Here is an official summary of today’s business: General Synod – Friday 10 June 2011.
Below the fold is the Primus’s introduction to the today’s discussion (in Indaba groups) of the Anglican Covenant.
Kelvin Holdsworth has continued to blog from the floor of Synod.
Today we begin our consideration of the Anglican Covenant. Next year, we shall decide whether or not we shall adopt it. This year, we explore it together through Indaba method. Canon Michael Fuller will briefly set out for you something of the content of the Covenant. My task is to set it in context – to explain why it is before us and why we need to consider it carefully.
We are a Communion of independent provinces – diverse in social, cultural and historical settings.

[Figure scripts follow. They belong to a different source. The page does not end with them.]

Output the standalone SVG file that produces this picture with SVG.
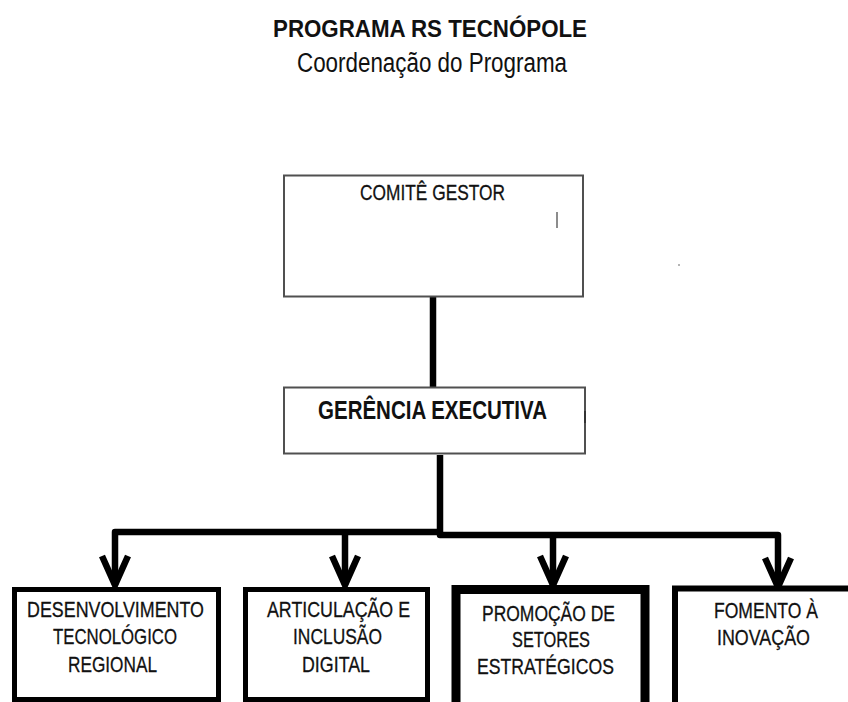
<svg xmlns="http://www.w3.org/2000/svg" xmlns:xlink="http://www.w3.org/1999/xlink" width="848" height="702" viewBox="0 0 848 702">
<style>
text{font-family:"Liberation Sans",Arial,sans-serif;fill:#111}
.b{font-weight:bold}
.thin{fill:#fff;stroke:#505050;stroke-width:2}
.thick{fill:#fff;stroke:#000}
.conn{fill:none;stroke:#000;stroke-width:6.5;stroke-linejoin:round}
.chev{fill:none;stroke:#000;stroke-width:6.5;stroke-linejoin:miter;stroke-linecap:butt}
.lbl{font-size:22.5px;stroke:#111;stroke-width:0.3}
</style>
<defs>
<path id="chev" d="M-13,-32 L0,-3 L13,-32"/>
</defs>
<rect width="848" height="702" fill="#fff"/>
<g id="title">
<text class="b" x="273" y="37" font-size="24" textLength="314" lengthAdjust="spacingAndGlyphs">PROGRAMA RS TECNÓPOLE</text>
<text x="297" y="72" font-size="27" textLength="270" lengthAdjust="spacingAndGlyphs">Coordenação do Programa</text>
</g>
<g id="connectors">
<path class="conn" d="M433,297 V387"/>
<path class="conn" d="M440,455 V532 H115 V585"/>
<path class="conn" d="M345,532 V585"/>
<path class="conn" d="M440,532 V535 H778 V585"/>
<path class="conn" d="M553,535 V585"/>
<use href="#chev" xlink:href="#chev" class="chev" transform="translate(115,588)"/>
<use href="#chev" xlink:href="#chev" class="chev" transform="translate(345,588)"/>
<use href="#chev" xlink:href="#chev" class="chev" transform="translate(553,588)"/>
<use href="#chev" xlink:href="#chev" class="chev" transform="translate(778,590)"/>
</g>
<g id="comite">
<rect class="thin" x="284" y="175.5" width="299" height="121"/>
<text x="360" y="200" font-size="22" stroke="#111" stroke-width="0.3" textLength="145" lengthAdjust="spacingAndGlyphs">COMITÊ GESTOR</text>
<line x1="557" y1="212" x2="557" y2="228" stroke="#666" stroke-width="1.5"/>
</g>
<g id="gerencia">
<rect class="thin" x="284" y="387.5" width="301" height="66"/>
<text class="b" x="318" y="419" font-size="25" textLength="229" lengthAdjust="spacingAndGlyphs">GERÊNCIA EXECUTIVA</text>
<line x1="585" y1="411" x2="585" y2="423" stroke="#333" stroke-width="2"/>
</g>
<g id="desenvolvimento">
<rect class="thick" x="14.5" y="589.5" width="204" height="110" stroke-width="5"/>
<text class="lbl" x="27" y="617" textLength="177" lengthAdjust="spacingAndGlyphs">DESENVOLVIMENTO</text>
<text class="lbl" x="53" y="644" textLength="124" lengthAdjust="spacingAndGlyphs">TECNOLÓGICO</text>
<text class="lbl" x="68" y="672" textLength="89" lengthAdjust="spacingAndGlyphs">REGIONAL</text>
</g>
<g id="articulacao">
<rect class="thick" x="245.5" y="589.5" width="182" height="110" stroke-width="5"/>
<text class="lbl" x="267" y="617" textLength="143" lengthAdjust="spacingAndGlyphs">ARTICULAÇÃO E</text>
<text class="lbl" x="293" y="644" textLength="89" lengthAdjust="spacingAndGlyphs">INCLUSÃO</text>
<text class="lbl" x="302" y="672" textLength="68" lengthAdjust="spacingAndGlyphs">DIGITAL</text>
</g>
<g id="promocao">
<rect class="thick" x="456" y="589.5" width="189" height="130" stroke-width="9"/>
<text class="lbl" x="482" y="621" textLength="133" lengthAdjust="spacingAndGlyphs">PROMOÇÃO DE</text>
<text class="lbl" x="512" y="647" textLength="78" lengthAdjust="spacingAndGlyphs">SETORES</text>
<text class="lbl" x="477" y="674" textLength="137" lengthAdjust="spacingAndGlyphs">ESTRATÉGICOS</text>
</g>
<g id="fomento">
<rect class="thick" x="675" y="588.5" width="200" height="130" stroke-width="6"/>
<text class="lbl" x="714" y="618" textLength="104" lengthAdjust="spacingAndGlyphs">FOMENTO À</text>
<text class="lbl" x="717" y="645" textLength="93" lengthAdjust="spacingAndGlyphs">INOVAÇÃO</text>
</g>
<circle cx="679" cy="265" r="0.8" fill="#555"/>
</svg>
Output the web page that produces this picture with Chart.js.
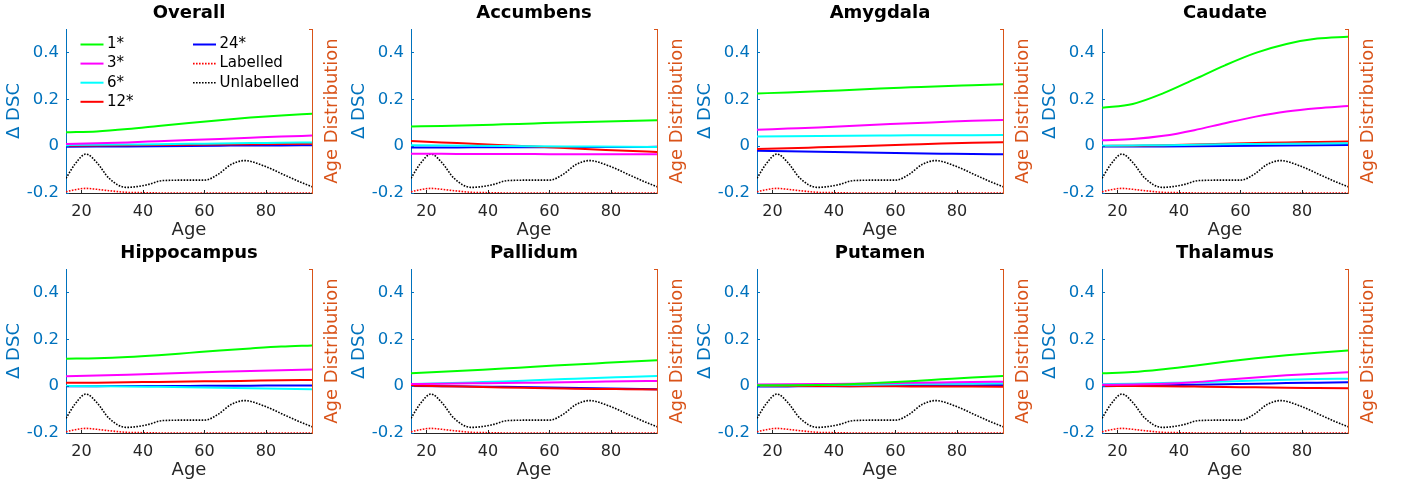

But each of the Provinces – the Scottish Episcopal Church is no exception – is both enriched and challenged by its internal diversity. I believe that respect for our internal diversity should lead us to give this issue measured and careful consideration – the use of Indaba is one method of achieving this.
I do not think that it is unreasonable that we should have a Covenant which sets out what it means to be part of the Anglican Communion. In former times, we spoke of bonds of affection which held us together. But times have changed. As a missional world faith, Anglicanism has been extraordinarily successful. So we now hold within our life a rich diversity of peoples and cultures. Against that background of growth, one can argue that bonds of affection can no longer be enough.
But of course it isn’t just about response to growth. The Anglican Covenant arises from the Windsor Report which in turn was a response to the dissension which arose in the Communion following the consecration of Gene Robinson as Bishop of New Hampshire. The Covenant therefore addresses the issues of Communion life not just in general but against the specific background of issues in human sexuality.
In the porch of Holy Trinity, Pitlochry, as in many of our churches, are two pictures. Alongside the baptism at Stonehaven Gaol is the consecration by the Scottish Bishops in 1784 of Samuel Seabury as the first bishop of the Episcopal Church in America. That was a foundational moment in the life of the Anglican Communion and we were at the heart of it. Our Anglican credentials are not in doubt. Nor is our commitment. The Communion matters deeply to us – as it does to all small churches. We are deeply involved in Communion life – our bishops at the Lambeth Conference, John Stuart representing us at the Anglican Consultative Council, my own membership of the Anglican Communion Standing Committee. At more informal levels, there are all the diocesan companionship links, the work of the Provincial Overseas Committee and much more.
The intention of the Anglican Covenant is that it should lead us into deeper communion. Communion in that sense is a relationship of shared faith in Christ, shared belonging, trust and mutual respect. The prize is a global church held together by the richest of aspiration and the most minimal of structure. But we are human – the question is whether we need some structure and some boundaries to help us to live up to that aspiration. Isn’t that what the institution of marriage is about? But there is another side to the same argument. It is that mutual respect which has to be organized and institutionalized is a contradiction in terms. The risk is that the Covenant may push further away the very thing which it is trying to engender and safeguard. It is for us to make the judgement as to which it is.
As I develop my contacts and travel increasingly in the Anglican Communion, I am astonished at how Anglican it is – in culture, worship and polity. There are all sorts of cross-currents – numerical strength on the one hand, wealth and power on the other are powerful factors. So is the legacy of colonialism. Yet what each Province says and does matters – what we do in this Synod this year and next matters.
What matters is whether we in this church – the heirs to those who consecrated Seabury – feel that the Anglican Covenant is a reasonable and proper step to safeguard and enrich the life of an ever more diverse Communion – or whether we feel that it makes less likely the very quality of Communion life which we seek.
I want to thank those who have prepared our Indaba discussion. It has become the ‘method of choice’ in the Anglican Communion for conversation across difference. I pray that God will bless our deliberations.